Keep on top of your contents insurance. It's something we don't think about when we buy new toys, such as jewellery, kayaks and electric bikes.
It's the electric bikes that really made me think about this issue, thanks to a release by AA Insurance about the growing problem of theft. E-bikes are expensive things to lose.
Up until now I would have had no idea if my contents policy covered an e-bike. A read of my policy said "yes" but not for replacement value.
There are many more reasons to have contents insurance than just owning a few expensive things that you can't afford to replace.
Young flatters and people living in apartments often think they're immune from theft or burglary, says Insurance Council of New Zealand chief executive Tim Grafton.
The I'm-too-poor or minimalist-who-owns-nothing crowds can still benefit from many other aspects of contents insurance such as legal liability if you damage other people's property.
Grafton cites the example of knocking over a poorly placed barbeque while on holiday or damaging someone's car while riding your bicycle. Contents insurance covers your legal liability in those instances.
It also pays for temporary accommodation if your rental or own home is damaged to the point where it becomes unliveable.

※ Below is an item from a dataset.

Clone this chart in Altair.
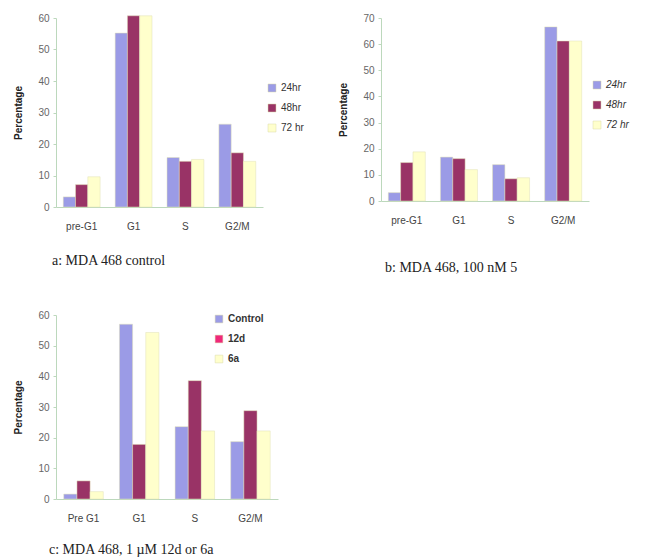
import altair as alt
import pandas as pd

# ---- data ----
phases_ab = ["pre-G1", "G1", "S", "G2/M"]
series_ab = ["24hr", "48hr", "72 hr"]
a_24 = [3.2, 55.2, 15.7, 26.3]
a_48 = [7.1, 60.7, 14.5, 17.2]
a_72 = [9.6, 60.7, 15.1, 14.5]

b_24 = [3.2, 16.8, 13.9, 66.6]
b_48 = [14.7, 16.2, 8.5, 61.2]
b_72 = [18.8, 12.0, 8.9, 61.2]

phases_c = ["Pre G1", "G1", "S", "G2/M"]
series_c = ["Control", "12d", "6a"]
c_ctrl = [1.6, 57.0, 23.6, 18.7]
c_12d = [5.9, 17.8, 38.6, 28.8]
c_6a = [2.4, 54.3, 22.2, 22.2]

bar_colors = ["#9B9BE6", "#993366", "#FFFFCC"]
legend_c_colors = ["#9B9BE6", "#F0287A", "#FFFFCC"]

SANS = "Liberation Sans"
SERIF = "Liberation Serif"
AXIS_COLOR = "#bcd8bc"


def make_df(phases, series, values):
    rows = []
    for s, vals in zip(series, values):
        for p, v in zip(phases, vals):
            rows.append({"phase": p, "series": s, "value": v})
    return pd.DataFrame(rows)


def panel(phases, series, values, ymax, width, height, caption, cap_dx,
          cap_offset, legend_x, legend_y, label_style, label_weight,
          legend_colors=None, symbol_size=64):
    df = make_df(phases, series, values)
    x = alt.X("phase:N", sort=phases,
              scale=alt.Scale(paddingInner=0.29, paddingOuter=0.14),
              axis=alt.Axis(title=None, labelAngle=0, ticks=False,
                            domainColor=AXIS_COLOR, labelPadding=14,
                            labelFont=SANS, labelFontSize=10,
                            labelColor="#444"))
    xo = alt.XOffset("series:N", sort=series,
                     scale=alt.Scale(domain=series, paddingInner=0,
                                     paddingOuter=0))
    y = alt.Y("value:Q", scale=alt.Scale(domain=[0, ymax]),
              axis=alt.Axis(values=list(range(0, ymax + 1, 10)),
                            title="Percentage", grid=False,
                            domainColor=AXIS_COLOR, tickColor=AXIS_COLOR,
                            tickSize=3, labelPadding=4,
                            labelFont=SANS, labelFontSize=10,
                            labelColor="#666", titleFont=SANS,
                            titleFontSize=10, titleFontWeight="bold",
                            titleColor="#222", titlePadding=14))
    leg = alt.Legend(title=None, orient="none", legendX=legend_x,
                     legendY=legend_y, symbolType="square",
                     symbolSize=symbol_size, symbolStrokeColor="#d8d8a8",
                     symbolStrokeWidth=0.5, symbolOpacity=1,
                     labelFont=SANS, labelFontSize=10, labelColor="#333",
                     labelFontStyle=label_style,
                     labelFontWeight=label_weight, rowPadding=10)
    bars_legend = leg if legend_colors is None else None
    bars = alt.Chart(df).mark_bar(stroke="#e0e0b8", strokeWidth=0.5).encode(
        x=x, xOffset=xo, y=y,
        color=alt.Color("series:N", sort=series,
                        scale=alt.Scale(domain=series, range=bar_colors),
                        legend=bars_legend),
    )
    title = alt.TitleParams(caption, orient="bottom", anchor="start",
                            frame="group",
                            font=SERIF, fontSize=14, fontWeight="normal",
                            color="#222", dx=cap_dx, offset=cap_offset)
    if legend_colors is None:
        ch = bars
    else:
        dummy = alt.Chart(df).mark_square(opacity=0).encode(
            x=x, xOffset=xo, y=y,
            fill=alt.Fill("series:N", sort=series,
                          scale=alt.Scale(domain=series, range=legend_colors),
                          legend=leg),
        )
        ch = alt.layer(bars, dummy).resolve_scale(color="independent",
                                                  fill="independent")
    return ch.properties(width=width, height=height, title=title)


a = panel(phases_ab, series_ab, [a_24, a_48, a_72], 60, 207, 189,
          "a: MDA 468 control", -4, 23, 211, 65, "normal", "normal")
b = panel(phases_ab, series_ab, [b_24, b_48, b_72], 70, 208, 183,
          "b: MDA 468, 100 nM 5", 4, 36, 211, 62, "italic", "normal")
c = panel(phases_c, series_c, [c_ctrl, c_12d, c_6a], 60, 222, 184,
          "c: MDA 468, 1 \u00b5M 12d or 6a", -7, 20, 158, -1, "normal",
          "bold", legend_colors=legend_c_colors, symbol_size=60)

row = alt.hconcat(a, b, spacing=34).resolve_scale(
    x="independent", y="independent", xOffset="independent",
    color="independent", fill="independent"
).resolve_legend(color="independent", fill="independent")

chart = alt.vconcat(row, c, spacing=35).resolve_scale(
    x="independent", y="independent", xOffset="independent",
    color="independent", fill="independent"
).resolve_legend(color="independent", fill="independent"
).properties(padding=5, background="white"
).configure_view(strokeWidth=0, stroke="transparent")

chart.save("out.html", embed_options={"renderer": "svg", "actions": False})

When reading my policy, I was surprised to see that this also covers pets. Many Canterbury residents would know all about this thanks to the earthquakes and West Aucklanders after the recent flooding. I suspect like me few people think what would happen to their pets in the unlikely event of their house being destroyed. Most likely you'd be living in a rental for six to 12 months, and most don't take pets.
Not all insurance policies are created equal. "Replacement" policies may only replace certain items and pay current market value for others.
Some items are only replaced new for old up to a certain age, says Grafton.
"For example, if whiteware is over the age detailed in your policy then your insurer won't replace it but will cash settle for the indemnity (current market) value," says Grafton.
If the only valuable items you own are a MacBook, latest iPhone or electric bicycle, do check that these are covered up to the full value. Most policies have sub-limits on certain items.
It's important to know, Ron Mudaliar, chief underwriting officer at Tower, says. With e-bikes, for example, customers need to compare the bike's value to their single-item limit in their policy, which most policies available in NZ will have. If the bike or other item is worth more than the single-item limit, you'll need to specify it separately on your policy and pay a small extra premium.
That's especially the case with policies aimed at renters. Having said that, I did read AA Insurance's Limited Contents Insurance Policy and AMI's Standard policies and they did mostly what a renter might need.
Contents insurance will usually cover your belongings anywhere in New Zealand, which is useful when holidaying within the country. But your contents insurance doesn't give you all the cover of a travel insurance policy such as rental car excess and flight cancellations or delayed travel.
Another cover included in many contents policies that can be useful in the world we live in is for illegal use of credit and debit cards, albeit limited to a sum such as $1000.
If you're a parent your policy may cover your university-age children living in halls of residence, although the devil is in the detail of your policy.
Life moves on and if your situation or family has changed it's a good idea to check that your policy still meets your needs.
You may need higher limits on valuables or you might even have joined the e-bike owning cohort. All policies have sub-limits on items such as jewellery, bicycles and work tools and computers. You may need to tweak yours, pay for a policy extension, or take out a more comprehensive policy.